[START Rows]

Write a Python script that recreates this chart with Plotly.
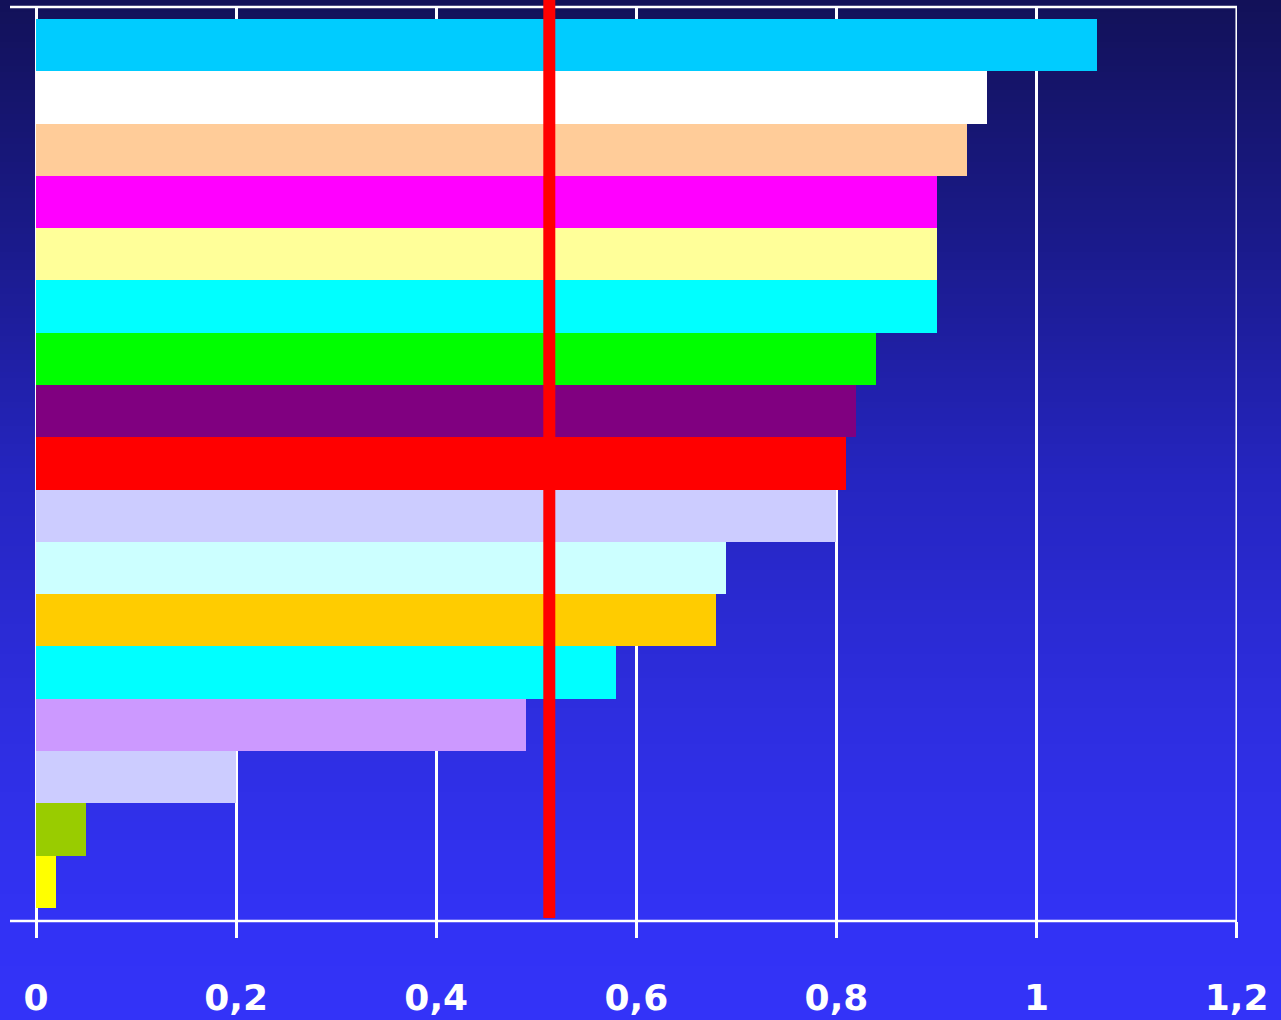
import plotly.graph_objects as go

# Bars listed from top to bottom
categories = [f"B{i}" for i in range(1, 18)]
values = [1.06, 0.95, 0.93, 0.90, 0.90, 0.90, 0.84, 0.82, 0.81, 0.80,
          0.69, 0.68, 0.58, 0.49, 0.20, 0.05, 0.02]
colors = ["#00CCFF", "#FFFFFF", "#FFCC99", "#FF00FF", "#FFFF99", "#00FFFF",
          "#00FF00", "#800080", "#FF0000", "#CCCCFF", "#CCFFFF", "#FFCC00",
          "#00FFFF", "#CC99FF", "#CCCCFF", "#99CC00", "#FFFF00"]
reference_value = 0.513
tick_vals = [0, 0.2, 0.4, 0.6, 0.8, 1.0, 1.2]
tick_text = ["0", "0,2", "0,4", "0,6", "0,8", "1", "1,2"]

W, H = 1281, 1020
ML, MR, MT, MB = 36, 44, 7, 99
PW, PH = W - ML - MR, H - MT - MB

fig = go.Figure(go.Bar(
    x=values, y=categories, orientation="h",
    marker=dict(color=colors, line=dict(width=0)),
    hoverinfo="x",
))

# background gradient bands (paper coords extending over the whole page)
stops = [(0.0, (18, 17, 88)), (0.235, (26, 26, 138)), (0.47, (37, 37, 192)),
         (0.705, (46, 46, 224)), (0.9, (50, 50, 244)), (1.0, (51, 51, 248))]

def col_at(t):
    for (t0, c0), (t1, c1) in zip(stops[:-1], stops[1:]):
        if t <= t1:
            f = (t - t0) / (t1 - t0) if t1 > t0 else 0
            return "rgb(%d,%d,%d)" % tuple(round(a + (b - a) * f) for a, b in zip(c0, c1))
    return "rgb(%d,%d,%d)" % stops[-1][1]

shapes = []
N = 170
for i in range(N):
    py0 = i * H / N
    py1 = (i + 1) * H / N + 1
    y_top = 1 - (py0 - MT) / PH
    y_bot = 1 - (py1 - MT) / PH
    shapes.append(dict(type="rect", xref="paper", yref="paper",
                       x0=-ML / PW, x1=1 + MR / PW, y0=y_bot, y1=y_top,
                       fillcolor=col_at((py0 + py1) / 2 / H), line=dict(width=0),
                       layer="below"))

# top and bottom frame lines extending left
for yy in (0, 1):
    shapes.append(dict(type="line", xref="paper", yref="paper",
                       x0=-26 / PW, x1=1, y0=yy, y1=yy,
                       line=dict(color="white", width=2.5), layer="above"))

# right edge gridline at the last tick
shapes.append(dict(type="line", xref="x", yref="paper",
                   x0=tick_vals[-1], x1=tick_vals[-1], y0=0, y1=1,
                   line=dict(color="white", width=2.5), layer="below"))

# red reference line
shapes.append(dict(type="line", xref="x", yref="paper",
                   x0=reference_value, x1=reference_value,
                   y0=3 / PH, y1=1 + MT / PH,
                   line=dict(color="#FF0000", width=12), layer="above"))

fig.update_layout(
    width=W, height=H,
    margin=dict(l=ML, r=MR, t=MT, b=MB, pad=0),
    paper_bgcolor="#3333F8", plot_bgcolor="rgba(0,0,0,0)",
    bargap=0, showlegend=False, shapes=shapes,
    xaxis=dict(range=[0, 1.2003], tickvals=tick_vals, ticktext=tick_text,
               automargin=False,
               showgrid=True, gridcolor="white", gridwidth=2.5,
               zeroline=True, zerolinecolor="white", zerolinewidth=2.5,
               showline=False,
               ticks="outside", ticklen=16, tickwidth=2.5, tickcolor="white",
               ticklabelstandoff=29,
               tickfont=dict(family="DejaVu Sans", size=36, color="white", weight="bold")),
    yaxis=dict(range=[16.75, -0.73], showticklabels=False, showgrid=False,
               zeroline=False, showline=False, ticks="", automargin=False),
)

fig.write_html("out.html")
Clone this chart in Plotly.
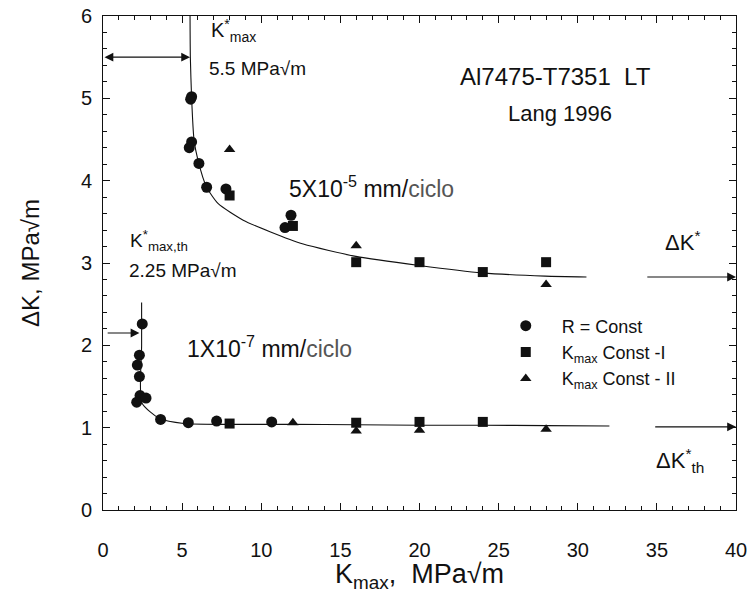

[END Rows]

Given request:
Each line in the material either holds the string "this" or does not. State how many do, and nothing else.

Correct result:
2